Zopa - What’s Inside ?
I look after the IT for Zopa. At the moment, I spend about 90% of my time on Zopa and the other 10% on helping-out a couple of other clients.
Sarah and Dave just reminded me about this new blog, so I thought I’d share some of the details about how, who and what makes Zopa tick (technically speaking) …
I’ll start with what we have now.
We have our servers tucked-away in the corner of a very large datacentre in London run by a company called Level3. (They run a huge chunk of the internet). I’ve only been in the datacentre once (a sort of state visit to see the boxes). The security is second only to that of the Swiss banks (one of my ex-clients designed their datacentre to withstand a direct nuclear hit …). We don’t go that far, but we do have our servers sitting behind many layers of firewalls and a full set of servers just sitting in an office on standby, just in case ….
We run .NET on a series of Dell servers around a MS SQL Server database.
A company called Magex manage the servers and network for us. They have a small and dedicated team of technical infrastructure specialists who install the kit, keep the network connections running, manage the firewalls and generally keep a close eye on all the Zopa infrastructure. They monitor it 24*7 so that I can get some sleep. The environment is very secure, and since we want to keep it that way, I won’t tell you much more about it.

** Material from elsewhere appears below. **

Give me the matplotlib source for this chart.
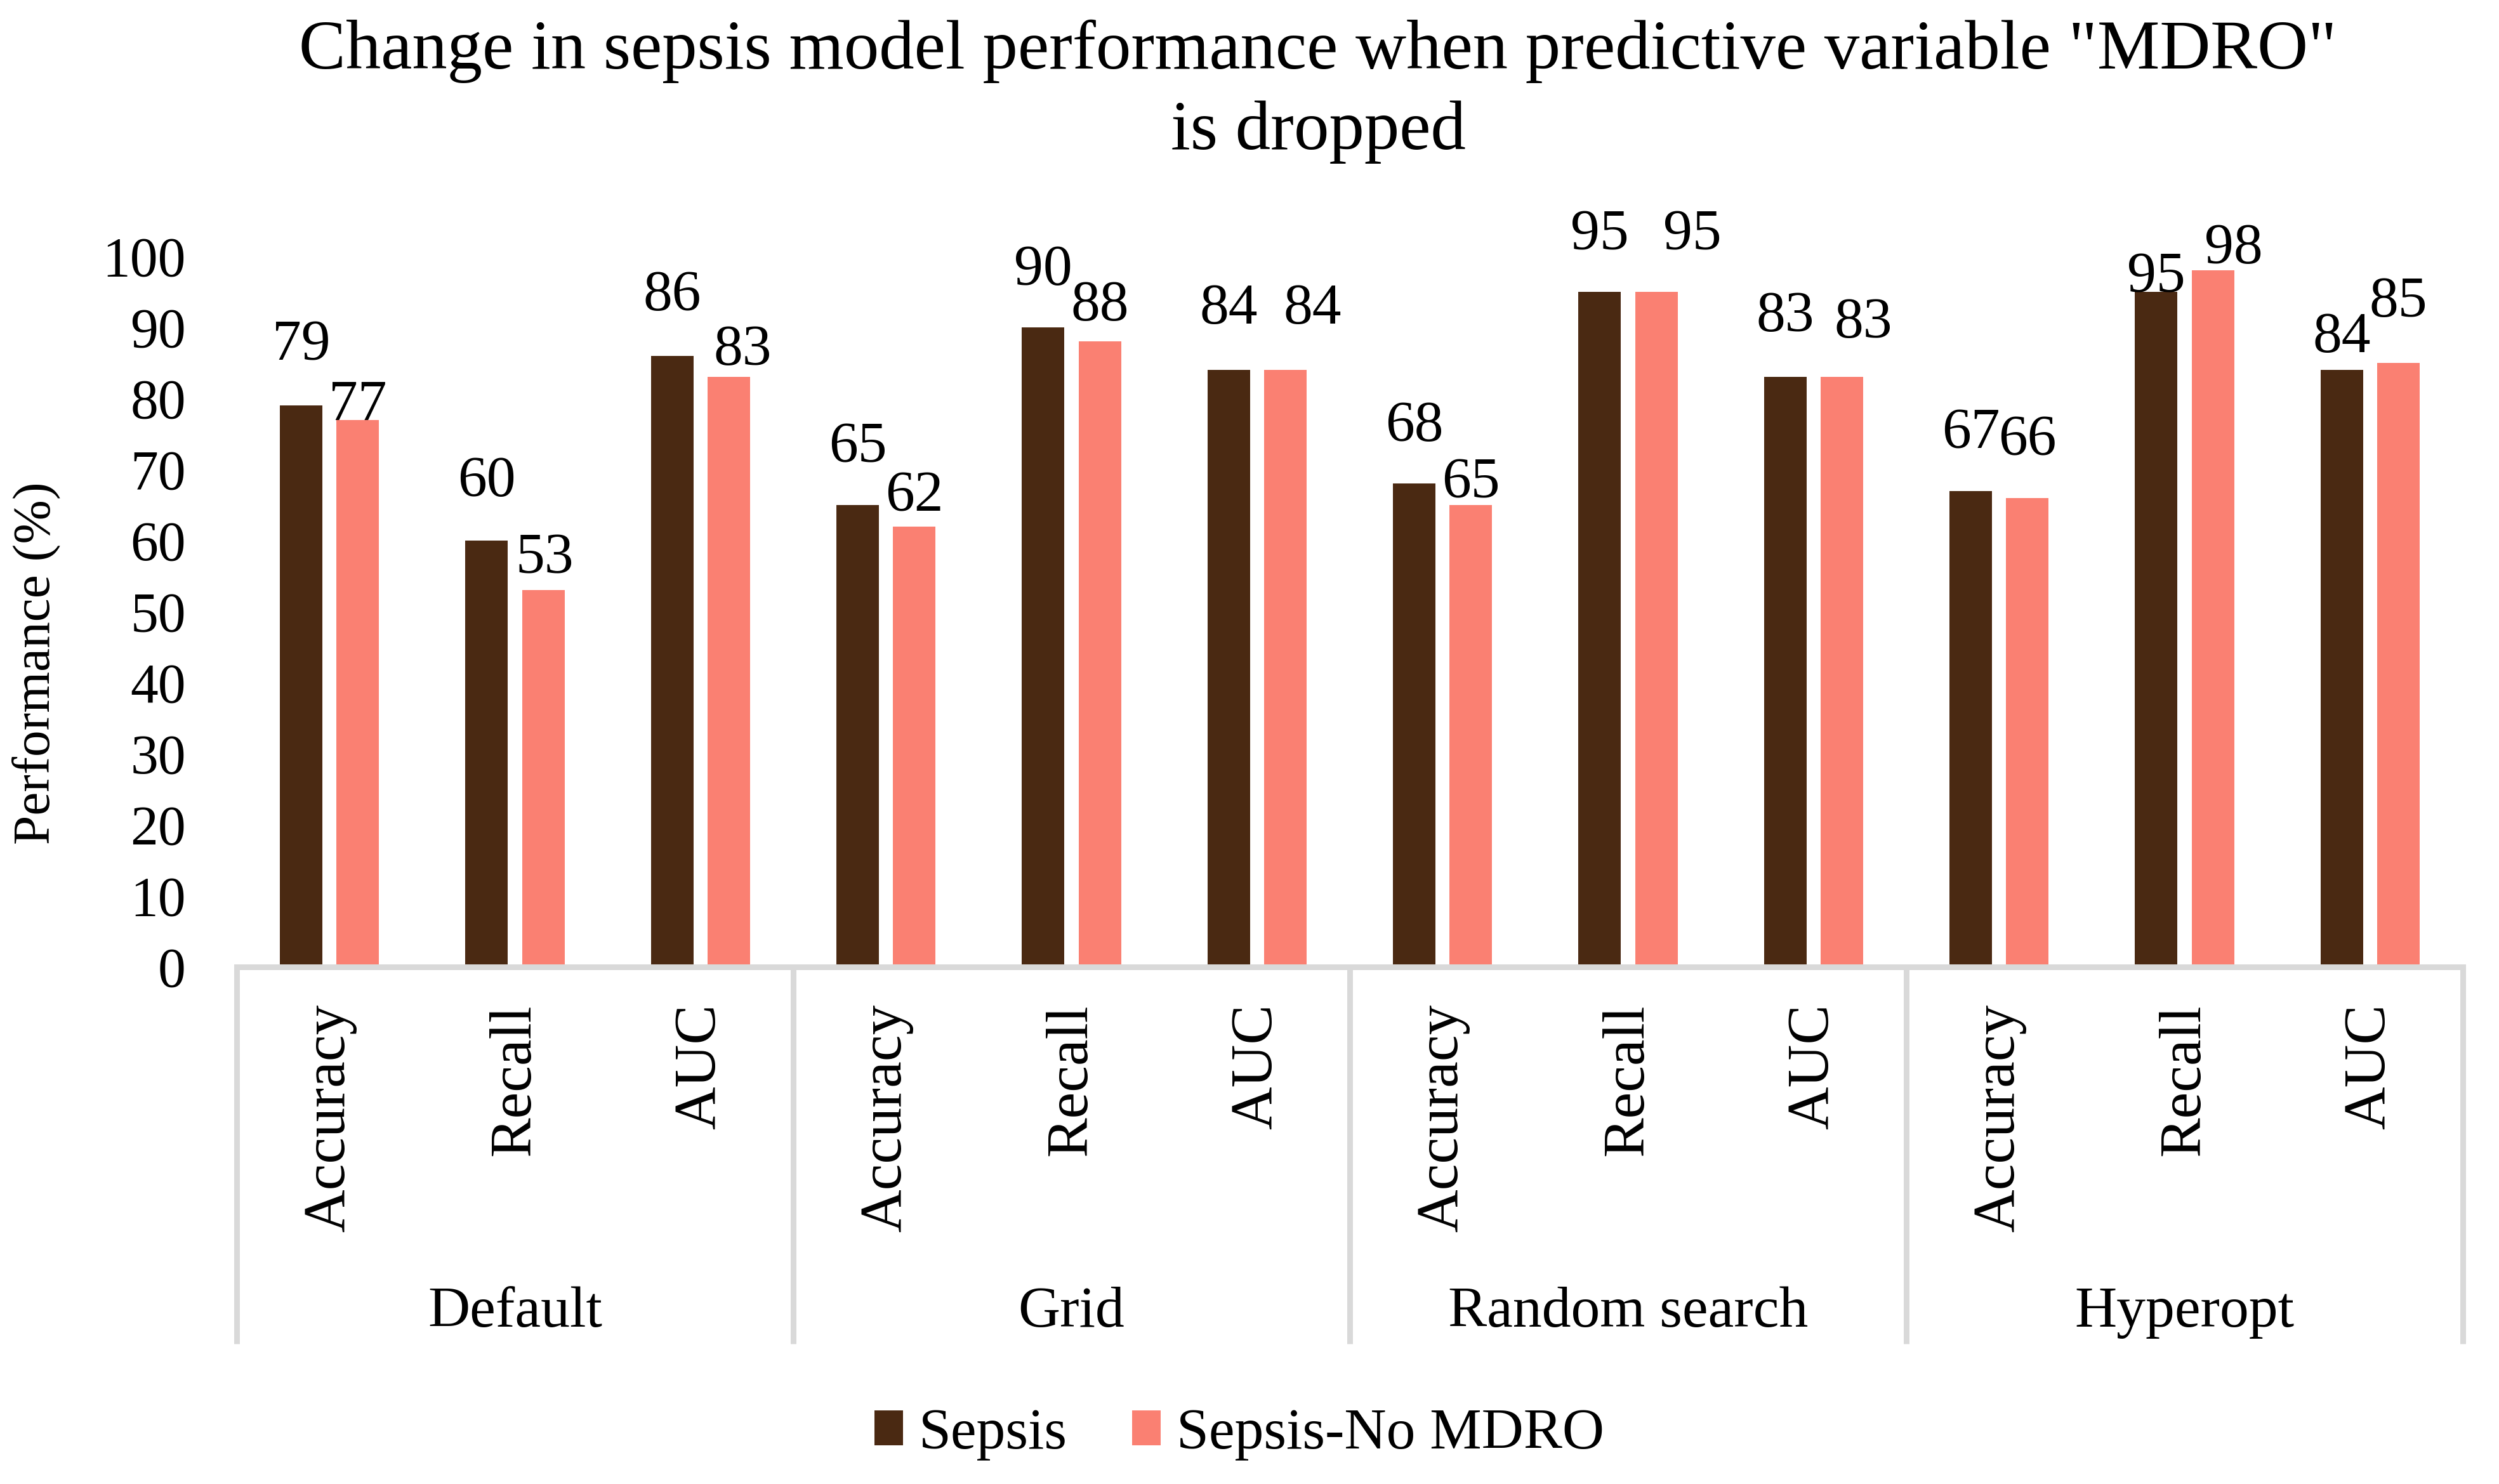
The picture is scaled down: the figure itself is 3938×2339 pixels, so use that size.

Our application is quite complex. At the heart is the “matching engine”: a sleek bit of code designed and coded by Ian, our chief developer. (I would ask Ian if he’d like to put something up here, but chances are he’d prefer to improve the matching engine instead…).
Supporting the matching engine, and all the screens, is something we call “the cradle”. This manages all the database interactions and ensures that every transaction is authorised, and is completed fully, or not at all. It also logs every single update ever made to the database … which gives us a full audit trail of everything. All the other code nestles inside the cradle …
Ian and his colleagues work for a development company in Leeds called BJSS. They specialise in high-performance mission-critical systems and have done lots of work with City trading systems and a slew of Big Name IT firms … We don’t call it “near-shore development”, but I suppose that’s effectively what it is.
As well as the active parts of the website, we have quite a few other pages: the one’s which describe who we are, Contact Us, the Markeplace display, Help, and how to Lend and Borrow. These were built by a small agency (Pynk and Fluffy .. who aren’t pink and aren’t fluffy) and are now maintained by our current digital agency Harvest (as well as ourselves: we regularly update the wording…the easy bits anyway).
About once a week we do an upgrade. It’s been a bit quieter over the summer, but that’ll stop soon. We’re embarking on a lot of new changes and we’ll soon be back to the weekly “down for maintenance” page. We try really hard to keep these releases short, so that it has limited impact on users - normally about 30 minutes. Not all releases mean the site has to come down: only those which change the database.
Oh, and about me: I’m old enough to have coded in COBOL & to wonder if an upstart called Microsoft would ever make it big ….. I’ve worked in the finance sector for much of my career, including many of the big finance houses and Egg (where I met Richard & what led me to Zopa).
It’s been great fun getting Zopa off the ground, taking a great idea and a Powerpoint presentation and turning it into something we can all use.
Next time I’ll post up something about ‘How we built Zopa’. The time after that I could post something about Zopa’s MI and Risk Management. We have some tricky stuff running behind the scenes.
Meantime, feel free to post any comments.
Right now, I’d better get back to work. I need to design and arrange the next release …
Tim




Patty Seybold
Posted on November 20th, 2005 at 9:50 pm
Tim,
I’d love to hear more about the additional technology topics you promised to talk about. I’m particularly interested in both “How we built Zopa” and “Zopa’s MI and Risk Management”.. what’s MI???